▸ **Stated problem**
Below this line is a listing that includes pictures. Copy exactly, and only, the lines from the one containing "Convert this chart to Plotly.js code." through the one containing "['#98b6de', '#ef8cba', '#9f96cd', '#90d5b8', '#b6bbc7'];"; the pictures do not go in the copy.

▸ **Dataset entries**

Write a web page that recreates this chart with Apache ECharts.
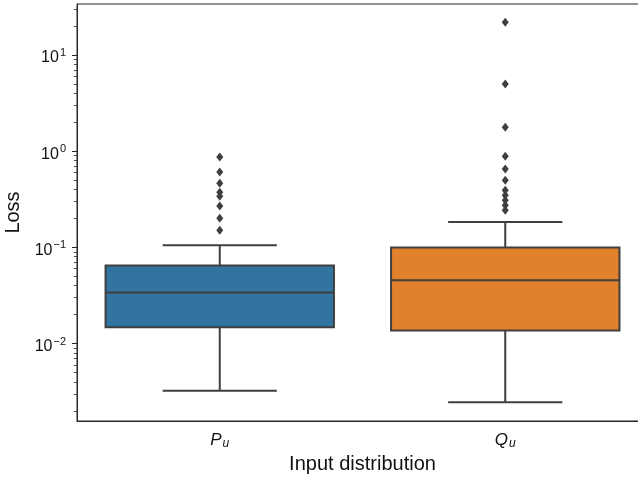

--

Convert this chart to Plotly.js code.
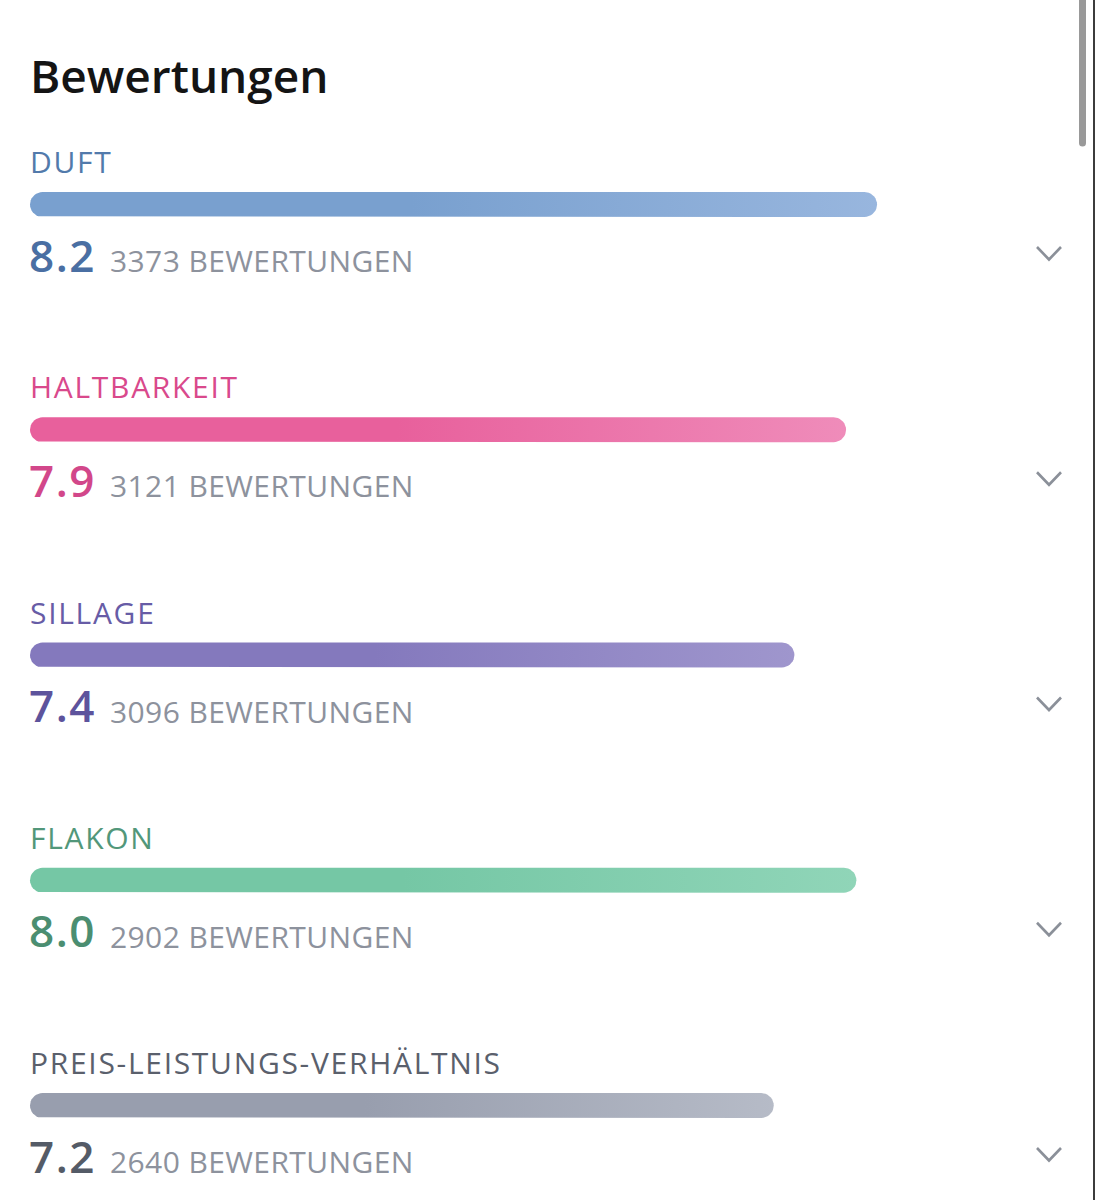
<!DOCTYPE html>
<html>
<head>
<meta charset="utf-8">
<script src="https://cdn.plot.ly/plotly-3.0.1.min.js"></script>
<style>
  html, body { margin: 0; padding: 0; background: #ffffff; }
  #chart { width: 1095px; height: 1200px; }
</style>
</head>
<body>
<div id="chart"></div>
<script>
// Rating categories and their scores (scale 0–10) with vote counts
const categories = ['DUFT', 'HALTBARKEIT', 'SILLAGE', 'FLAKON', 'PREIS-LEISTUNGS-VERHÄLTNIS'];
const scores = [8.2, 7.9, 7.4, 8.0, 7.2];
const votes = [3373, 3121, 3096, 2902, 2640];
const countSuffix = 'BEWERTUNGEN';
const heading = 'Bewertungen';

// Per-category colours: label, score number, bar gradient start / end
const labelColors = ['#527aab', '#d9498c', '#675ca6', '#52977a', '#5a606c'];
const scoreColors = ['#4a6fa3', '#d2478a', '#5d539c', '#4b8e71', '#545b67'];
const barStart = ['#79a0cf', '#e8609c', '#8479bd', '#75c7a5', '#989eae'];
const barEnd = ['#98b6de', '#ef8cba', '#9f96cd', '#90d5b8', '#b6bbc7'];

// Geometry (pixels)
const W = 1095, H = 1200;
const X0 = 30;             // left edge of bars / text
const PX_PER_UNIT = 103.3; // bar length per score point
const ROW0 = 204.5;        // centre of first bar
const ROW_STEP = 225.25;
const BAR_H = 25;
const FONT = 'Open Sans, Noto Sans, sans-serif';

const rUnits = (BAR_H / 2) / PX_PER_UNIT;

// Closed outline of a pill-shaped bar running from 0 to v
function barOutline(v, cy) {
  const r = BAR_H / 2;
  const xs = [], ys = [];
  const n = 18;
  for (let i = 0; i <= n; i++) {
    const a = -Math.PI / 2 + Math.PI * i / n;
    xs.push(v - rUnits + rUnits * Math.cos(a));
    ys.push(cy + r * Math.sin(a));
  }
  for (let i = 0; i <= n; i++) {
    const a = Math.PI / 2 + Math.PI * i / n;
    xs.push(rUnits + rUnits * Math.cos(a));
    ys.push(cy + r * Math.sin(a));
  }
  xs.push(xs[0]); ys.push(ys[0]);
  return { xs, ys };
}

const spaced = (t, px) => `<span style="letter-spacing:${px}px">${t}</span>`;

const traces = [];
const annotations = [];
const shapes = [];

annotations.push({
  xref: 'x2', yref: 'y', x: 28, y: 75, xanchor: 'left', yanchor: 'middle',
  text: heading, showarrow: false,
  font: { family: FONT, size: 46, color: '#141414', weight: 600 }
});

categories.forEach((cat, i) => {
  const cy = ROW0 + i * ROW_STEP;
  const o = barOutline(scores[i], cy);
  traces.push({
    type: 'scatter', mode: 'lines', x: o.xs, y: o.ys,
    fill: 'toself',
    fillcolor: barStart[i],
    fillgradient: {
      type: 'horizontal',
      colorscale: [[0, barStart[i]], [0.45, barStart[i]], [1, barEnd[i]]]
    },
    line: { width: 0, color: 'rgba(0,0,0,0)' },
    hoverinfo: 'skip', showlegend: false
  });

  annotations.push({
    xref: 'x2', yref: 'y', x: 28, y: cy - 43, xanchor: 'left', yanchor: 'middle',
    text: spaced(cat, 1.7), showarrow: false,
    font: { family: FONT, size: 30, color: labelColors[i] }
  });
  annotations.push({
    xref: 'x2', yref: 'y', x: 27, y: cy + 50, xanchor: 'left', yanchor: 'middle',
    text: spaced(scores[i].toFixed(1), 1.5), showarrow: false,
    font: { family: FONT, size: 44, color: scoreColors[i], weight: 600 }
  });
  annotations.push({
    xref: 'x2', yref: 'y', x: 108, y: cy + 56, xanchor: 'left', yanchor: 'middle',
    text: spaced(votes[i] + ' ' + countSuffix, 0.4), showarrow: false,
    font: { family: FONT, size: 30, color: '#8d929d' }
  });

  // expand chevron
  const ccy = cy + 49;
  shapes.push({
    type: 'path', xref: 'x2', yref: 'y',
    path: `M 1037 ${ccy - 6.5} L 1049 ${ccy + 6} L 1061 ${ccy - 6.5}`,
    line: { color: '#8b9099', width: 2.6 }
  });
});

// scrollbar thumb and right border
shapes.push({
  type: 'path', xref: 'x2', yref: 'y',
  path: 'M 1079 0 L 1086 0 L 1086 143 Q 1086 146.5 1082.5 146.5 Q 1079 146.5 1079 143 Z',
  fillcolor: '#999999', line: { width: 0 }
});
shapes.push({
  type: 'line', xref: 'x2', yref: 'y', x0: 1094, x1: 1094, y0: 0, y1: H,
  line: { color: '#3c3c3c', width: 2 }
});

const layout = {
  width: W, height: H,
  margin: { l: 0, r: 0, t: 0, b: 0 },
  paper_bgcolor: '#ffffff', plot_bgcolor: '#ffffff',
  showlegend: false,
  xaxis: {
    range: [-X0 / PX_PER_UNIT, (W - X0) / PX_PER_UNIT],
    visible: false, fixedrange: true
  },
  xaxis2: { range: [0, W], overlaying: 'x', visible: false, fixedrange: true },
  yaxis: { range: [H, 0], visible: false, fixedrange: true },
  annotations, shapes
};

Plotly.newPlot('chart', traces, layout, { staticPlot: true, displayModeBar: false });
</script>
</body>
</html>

...

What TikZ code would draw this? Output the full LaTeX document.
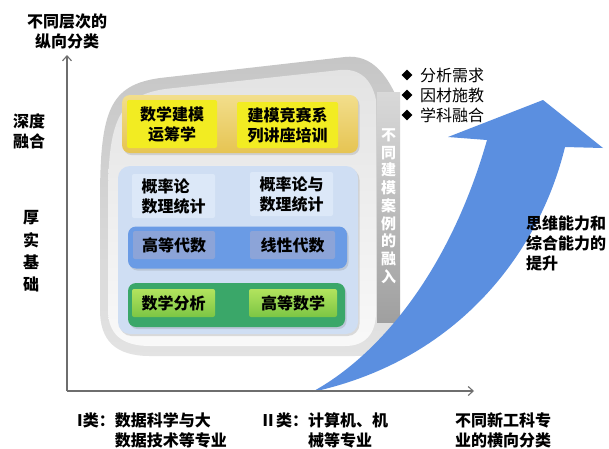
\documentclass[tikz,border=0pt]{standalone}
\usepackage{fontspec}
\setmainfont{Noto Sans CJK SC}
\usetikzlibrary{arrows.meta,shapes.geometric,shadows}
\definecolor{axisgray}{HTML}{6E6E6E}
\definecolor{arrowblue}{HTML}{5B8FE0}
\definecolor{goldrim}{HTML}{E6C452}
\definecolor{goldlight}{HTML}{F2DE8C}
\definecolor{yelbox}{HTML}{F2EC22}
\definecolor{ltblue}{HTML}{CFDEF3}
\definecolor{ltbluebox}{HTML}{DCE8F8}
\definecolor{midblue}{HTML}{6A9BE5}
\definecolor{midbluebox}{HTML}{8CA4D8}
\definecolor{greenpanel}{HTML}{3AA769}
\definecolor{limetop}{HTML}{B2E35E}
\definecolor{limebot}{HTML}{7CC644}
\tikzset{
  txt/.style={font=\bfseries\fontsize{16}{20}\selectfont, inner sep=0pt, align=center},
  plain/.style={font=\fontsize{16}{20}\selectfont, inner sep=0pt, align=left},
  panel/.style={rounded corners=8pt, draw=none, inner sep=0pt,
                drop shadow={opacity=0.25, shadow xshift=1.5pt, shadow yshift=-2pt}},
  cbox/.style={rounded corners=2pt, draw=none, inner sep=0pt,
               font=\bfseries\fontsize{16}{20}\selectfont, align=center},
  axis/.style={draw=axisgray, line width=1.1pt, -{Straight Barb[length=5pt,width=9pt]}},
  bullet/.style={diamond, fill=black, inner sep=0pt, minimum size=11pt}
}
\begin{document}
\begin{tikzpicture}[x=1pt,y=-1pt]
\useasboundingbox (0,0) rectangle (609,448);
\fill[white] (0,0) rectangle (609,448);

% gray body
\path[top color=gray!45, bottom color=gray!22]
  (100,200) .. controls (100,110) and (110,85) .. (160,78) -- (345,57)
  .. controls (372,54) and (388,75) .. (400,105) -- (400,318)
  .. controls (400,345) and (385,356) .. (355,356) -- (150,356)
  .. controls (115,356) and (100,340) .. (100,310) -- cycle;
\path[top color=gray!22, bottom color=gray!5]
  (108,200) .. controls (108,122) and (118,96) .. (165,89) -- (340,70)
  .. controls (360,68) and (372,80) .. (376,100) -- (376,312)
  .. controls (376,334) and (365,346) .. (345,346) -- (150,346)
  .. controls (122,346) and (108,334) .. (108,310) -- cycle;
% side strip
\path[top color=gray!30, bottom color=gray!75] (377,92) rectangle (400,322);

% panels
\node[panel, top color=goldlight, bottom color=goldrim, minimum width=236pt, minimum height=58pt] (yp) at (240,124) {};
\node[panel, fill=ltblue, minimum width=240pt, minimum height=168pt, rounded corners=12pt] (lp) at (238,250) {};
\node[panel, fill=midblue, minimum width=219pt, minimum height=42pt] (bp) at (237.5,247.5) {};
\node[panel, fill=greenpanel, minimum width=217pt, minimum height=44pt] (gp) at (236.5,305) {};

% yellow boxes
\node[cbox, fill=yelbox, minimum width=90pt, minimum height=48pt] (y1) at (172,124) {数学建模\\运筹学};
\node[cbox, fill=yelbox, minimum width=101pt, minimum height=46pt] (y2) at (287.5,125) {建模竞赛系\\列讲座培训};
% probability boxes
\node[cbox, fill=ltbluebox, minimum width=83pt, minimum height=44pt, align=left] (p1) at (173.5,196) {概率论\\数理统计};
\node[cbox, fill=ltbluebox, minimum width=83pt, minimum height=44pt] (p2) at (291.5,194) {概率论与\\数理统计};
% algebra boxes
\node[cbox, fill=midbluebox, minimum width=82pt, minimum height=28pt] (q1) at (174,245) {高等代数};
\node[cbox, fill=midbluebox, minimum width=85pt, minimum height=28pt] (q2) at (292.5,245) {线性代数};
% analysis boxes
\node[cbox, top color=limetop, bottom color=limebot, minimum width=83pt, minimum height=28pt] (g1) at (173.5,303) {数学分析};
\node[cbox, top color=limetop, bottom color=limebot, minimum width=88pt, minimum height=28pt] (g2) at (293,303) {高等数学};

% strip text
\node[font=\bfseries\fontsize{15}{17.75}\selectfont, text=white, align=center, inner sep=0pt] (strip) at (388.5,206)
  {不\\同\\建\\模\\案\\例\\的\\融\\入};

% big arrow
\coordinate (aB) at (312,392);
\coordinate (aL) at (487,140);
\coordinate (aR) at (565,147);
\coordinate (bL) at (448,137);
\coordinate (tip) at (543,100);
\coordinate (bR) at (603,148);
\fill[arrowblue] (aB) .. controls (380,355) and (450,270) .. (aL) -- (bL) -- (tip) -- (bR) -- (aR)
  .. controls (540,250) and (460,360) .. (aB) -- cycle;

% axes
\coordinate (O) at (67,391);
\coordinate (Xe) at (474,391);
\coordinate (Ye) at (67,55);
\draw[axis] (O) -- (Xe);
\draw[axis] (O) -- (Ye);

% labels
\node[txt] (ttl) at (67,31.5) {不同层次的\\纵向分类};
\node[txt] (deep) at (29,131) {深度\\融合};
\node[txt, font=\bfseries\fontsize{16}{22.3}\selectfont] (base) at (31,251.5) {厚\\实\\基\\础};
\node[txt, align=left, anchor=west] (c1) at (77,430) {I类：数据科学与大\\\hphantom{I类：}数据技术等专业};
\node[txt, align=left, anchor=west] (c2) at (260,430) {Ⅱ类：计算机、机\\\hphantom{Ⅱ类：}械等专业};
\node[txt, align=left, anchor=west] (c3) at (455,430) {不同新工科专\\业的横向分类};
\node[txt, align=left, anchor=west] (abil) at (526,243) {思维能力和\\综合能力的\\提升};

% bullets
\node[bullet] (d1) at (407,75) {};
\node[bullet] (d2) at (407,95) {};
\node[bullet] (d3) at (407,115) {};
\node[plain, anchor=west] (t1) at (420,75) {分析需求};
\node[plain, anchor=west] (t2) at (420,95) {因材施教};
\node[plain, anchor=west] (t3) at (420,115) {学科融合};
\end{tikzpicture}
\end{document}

▸ **Answer for the task**
Convert this chart to Plotly.js code.
<!DOCTYPE html>
<html>
<head>
<meta charset="utf-8">
<script src="https://cdn.plot.ly/plotly-3.0.1.min.js"></script>
<style>
  html, body { margin: 0; padding: 0; background: #ffffff; }
  #chart { width: 1095px; height: 1200px; }
</style>
</head>
<body>
<div id="chart"></div>
<script>
// Rating categories and their scores (scale 0–10) with vote counts
const categories = ['DUFT', 'HALTBARKEIT', 'SILLAGE', 'FLAKON', 'PREIS-LEISTUNGS-VERHÄLTNIS'];
const scores = [8.2, 7.9, 7.4, 8.0, 7.2];
const votes = [3373, 3121, 3096, 2902, 2640];
const countSuffix = 'BEWERTUNGEN';
const heading = 'Bewertungen';

// Per-category colours: label, score number, bar gradient start / end
const labelColors = ['#527aab', '#d9498c', '#675ca6', '#52977a', '#5a606c'];
const scoreColors = ['#4a6fa3', '#d2478a', '#5d539c', '#4b8e71', '#545b67'];
const barStart = ['#79a0cf', '#e8609c', '#8479bd', '#75c7a5', '#989eae'];
const barEnd = ['#98b6de', '#ef8cba', '#9f96cd', '#90d5b8', '#b6bbc7'];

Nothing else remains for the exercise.